A recent paper by Battaglia et al, Y chromosomal evidence of the cultural diffusion of Agriculture in Southeast Europe, attempts to measure the impact of Neolithic farmers from the Middle East on Southeastern Europe to determine if these farming technologies were spread to Europe more through cultural contact or through migrations of Near Eastern peoples into Europe. The neolithic expansion into europe is a complex process likely involving multiple migrations and cultural diffusion over a period of time starting around 9000BC. In this study, Y Chromosome data was collected from 16 regions of South East Europe. The findings suggest that Haplogroup J2b-M241 correlates with the Neolithic period, has a different migration and origin from J2a-M410 and that J2b-M241 may have been involved in the process of admixture with Mesolithic peoples, thus being among the first peoples to introduce agriculture to Euorpe.
Levels of J2a-M410 were very low through the areas studied with little correlation of subclades.
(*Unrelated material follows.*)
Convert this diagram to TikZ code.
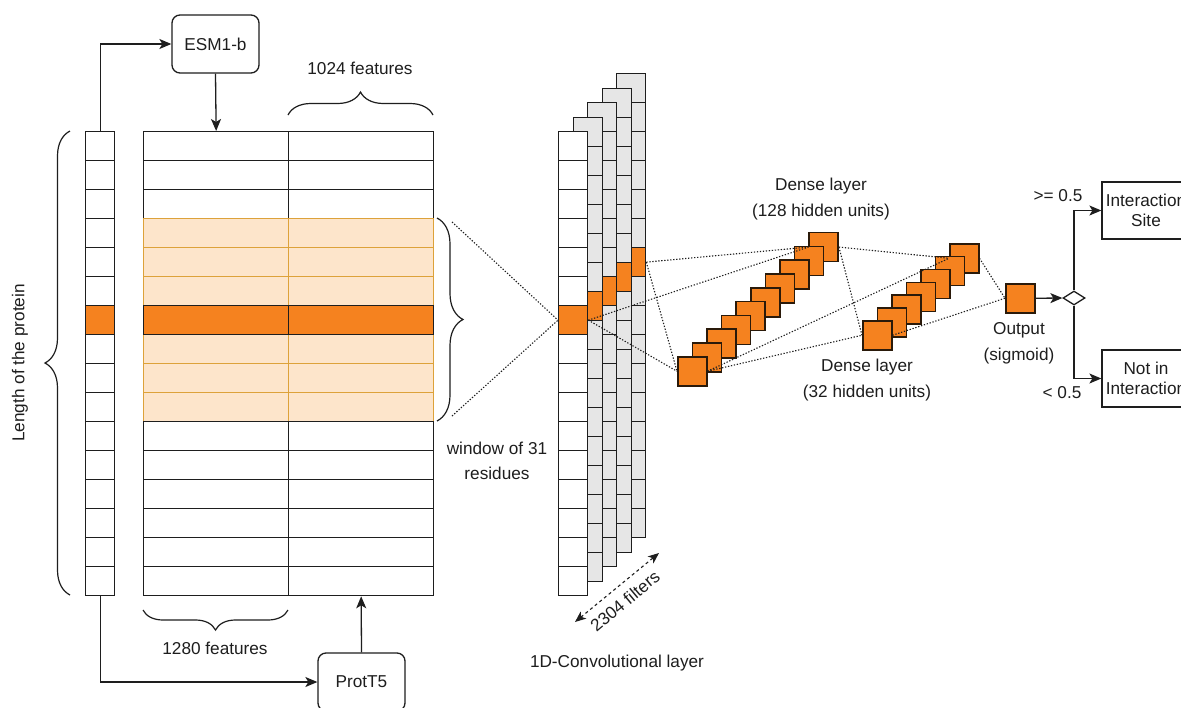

J2b frequencies showed a spike in Albania at 14.5% and was found in Greece and the Czech republic at rates of around 4%. The findings of the authors suggest that Haplogroups I and E-V13 were representative of Mesolithic peoples already present in the region who adopted the farming technologies introduced by near eastern farming colonists. From SE Europe where this cultural contact took place, agriculture then spread through Europe crossing the Adriatic into Italy.
Although southeast europe shows considerable archaeological evidence of the Neolithic transition, our Y-Chromosome results provide biological evidence of complexity in the transition to farming in terms of the contrasting influences of pioneering agriculturalists and Mesolithic foragers.